Sugar Pack: Pack a small layer of peaches into a pint- or quart-size freezer container. Sprinkle lightly with sugar; repeat layering, leaving 1/2-inch headspace for pints and 1-inch headspace for quarts. Cover and let stand for 15 minutes or until juicy before freezing.

Syrup Pack: Prepare desired syrup (see below). Pack peaches into a pint- or quart-size freezer container or bag, leaving 1/2-inch headspace for pints and 1-inch headspace for quarts. Pour syrup over the peaches, maintaining the specified headspace.

To prepare syrup: Place the recommended amounts of sugar and water (see below) in a large saucepan. Heat and stir until the sugar dissolves.
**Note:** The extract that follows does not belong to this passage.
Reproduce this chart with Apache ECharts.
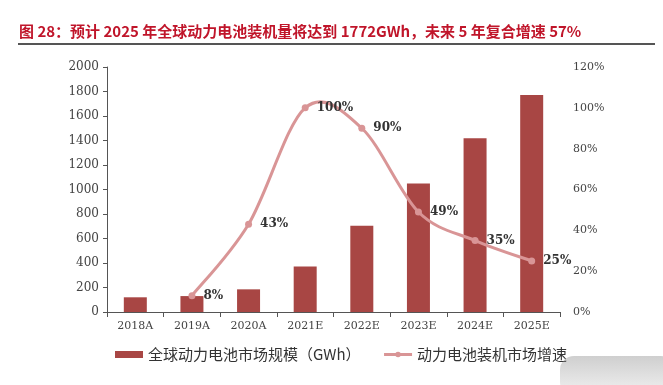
<!DOCTYPE html>
<html>
<head>
<meta charset="utf-8">
<script src="https://cdn.jsdelivr.net/npm/echarts@6/dist/echarts.min.js"></script>
<style>
html,body{margin:0;padding:0;background:#fff;}
#c{width:663px;height:385px;}
</style>
</head>
<body>
<div id="c"></div>
<script>
const categories = ['2018A','2019A','2020A','2021E','2022E','2023E','2024E','2025E'];
const marketSize = [120, 130, 185, 371, 705, 1050, 1418, 1772];
const growthRate = [null, 0.08, 0.43, 1.00, 0.90, 0.49, 0.35, 0.25];
const growthLabels = ['', '8%', '43%', '100%', '90%', '49%', '35%', '25%'];
const rightTicks = ['0%','20%','40%','60%','80%','100%','120%'];
const titleText = '图 28：预计 2025 年全球动力电池装机量将达到 1772GWh，未来 5 年复合增速 57%';
const seriesNames = ['全球动力电池市场规模（GWh）', '动力电池装机市场增速'];

const chart = echarts.init(document.getElementById('c'), null, {renderer: 'canvas'});
const serif = '"DejaVu Serif", "Liberation Serif", serif';
const cjk = '"Noto Sans CJK SC", "Noto Sans", sans-serif';
const lineColor = '#d99596';

// indices of valid growth points
const validIdx = growthRate.map((v, i) => v == null ? -1 : i).filter(i => i >= 0);
// one segment per consecutive pair of valid points
const segData = validIdx.slice(0, -1).map((idx, k) => [k]);

function renderSegment(params, api) {
  const k = api.value(0);
  const n = validIdx.length;
  const pt = j => {
    const jj = Math.max(0, Math.min(n - 1, j));
    const i = validIdx[jj];
    return api.coord([i, growthRate[i]]);
  };
  const p0 = pt(k - 1), p1 = pt(k), p2 = pt(k + 1), p3 = pt(k + 2);
  const t = 1 / 6;
  return {
    type: 'bezierCurve',
    shape: {
      x1: p1[0], y1: p1[1], x2: p2[0], y2: p2[1],
      cpx1: p1[0] + (p2[0] - p0[0]) * t, cpy1: p1[1] + (p2[1] - p0[1]) * t,
      cpx2: p2[0] - (p3[0] - p1[0]) * t, cpy2: p2[1] - (p3[1] - p1[1]) * t
    },
    style: {stroke: lineColor, lineWidth: 3, fill: null, lineCap: 'round'},
    silent: true
  };
}

chart.setOption({
  animation: false,
  backgroundColor: '#fff',
  title: {
    text: titleText,
    left: 14, top: 19,
    textStyle: {fontFamily: cjk, fontSize: 15, fontWeight: 'bold', color: '#c0152a'}
  },
  graphic: [
    {type: 'rect', shape: {x: 18, y: 43, width: 637, height: 2}, style: {fill: '#555'}, silent: true},
    {type: 'rect', shape: {x: 560, y: 356, width: 115, height: 40, r: 14},
     style: {fill: new echarts.graphic.LinearGradient(0, 0, 0, 1, [{offset: 0, color: '#cfcfcf'}, {offset: 1, color: '#f2f2f2'}])}, silent: true, z: -1}
  ],
  legend: {
    left: 115, top: 347, padding: 0,
    itemGap: 22,
    itemWidth: 28, itemHeight: 7,
    textStyle: {fontFamily: cjk, fontSize: 15, color: '#333'},
    data: [
      {name: seriesNames[0], icon: 'rect'},
      {name: seriesNames[1], lineStyle: {color: lineColor, width: 3, opacity: 1}}
    ]
  },
  grid: {left: 107, right: 103, top: 67, bottom: 73},
  xAxis: {
    type: 'category',
    data: categories,
    axisLine: {lineStyle: {color: '#555', width: 1}},
    axisTick: {show: true, alignWithLabel: false, length: 5, lineStyle: {color: '#555'}},
    axisLabel: {fontFamily: serif, fontSize: 11, color: '#444', margin: 9}
  },
  yAxis: [
    {
      type: 'value', min: 0, max: 2000, interval: 200,
      axisLine: {show: true, lineStyle: {color: '#555'}},
      axisTick: {show: true, length: 4, lineStyle: {color: '#555'}},
      splitLine: {show: false},
      axisLabel: {fontFamily: serif, fontSize: 12, color: '#444', margin: 8,
        formatter: function (v) { return String(v); }}
    },
    {
      type: 'value', min: 0, max: 1.2, interval: 0.2,
      axisLine: {show: false}, axisTick: {show: false}, splitLine: {show: false},
      axisLabel: {
        fontFamily: serif, fontSize: 11, color: '#444', margin: 13,
        formatter: function (v) { return rightTicks[Math.round(v / 0.2)]; }
      }
    }
  ],
  series: [
    {
      name: seriesNames[0], type: 'bar', data: marketSize, barWidth: 23,
      itemStyle: {color: '#a84644'}
    },
    {
      name: seriesNames[1] + '_curve', type: 'custom', yAxisIndex: 1,
      data: segData, renderItem: renderSegment, z: 4, silent: true,
      encode: {x: -1, y: -1}
    },
    {
      name: seriesNames[1], type: 'line', yAxisIndex: 1, data: growthRate,
      symbol: 'circle', symbolSize: 7,
      lineStyle: {color: lineColor, width: 3, opacity: 0},
      itemStyle: {color: lineColor},
      label: {
        show: true, position: 'right', distance: 8,
        fontFamily: serif, fontSize: 12, fontWeight: 'bold', color: '#333',
        formatter: function (p) { return growthLabels[p.dataIndex]; }
      },
      z: 5
    }
  ]
});
</script>
</body>
</html>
Remove from heat and skim off foam, if necessary.

Tip: Allow1/2 to 2/3 cup syrup for each 2 cups peaches.

Very Light Syrup: Use 1 cup sugar and 4 cups water to yield about 4 cups syrup.
Light Syrup: Use 1-2/3 cups sugar and 4 cups water to yield about 4-1/4 cups syrup.
Medium Syrup: Use 2-2/3 cups sugar and 4 cups water to yield about 4-2/3 cups syrup.
Heavy Syrup: Use 4 cups sugar and 4 cups water to yield about 5-3/4 cups syrup.

Step 8: Freeze peaches

  • Wipe container rims (if using).
  • Seal containers or bags according to manufacturer's directions, pressing out as much air as possible.
  • If necessary, use freezer tape around lid for a tight seal.
  • Label each container or bag with its contents, amount, and date. Lay bags flat; add bags or containers to freezer in batches to make sure they freeze quickly. Leave space between containers or bags so air can circulate around them.
  • When frozen solid, the containers or bags can be placed closer together.
  • Use frozen peaches within 8 to 10 months.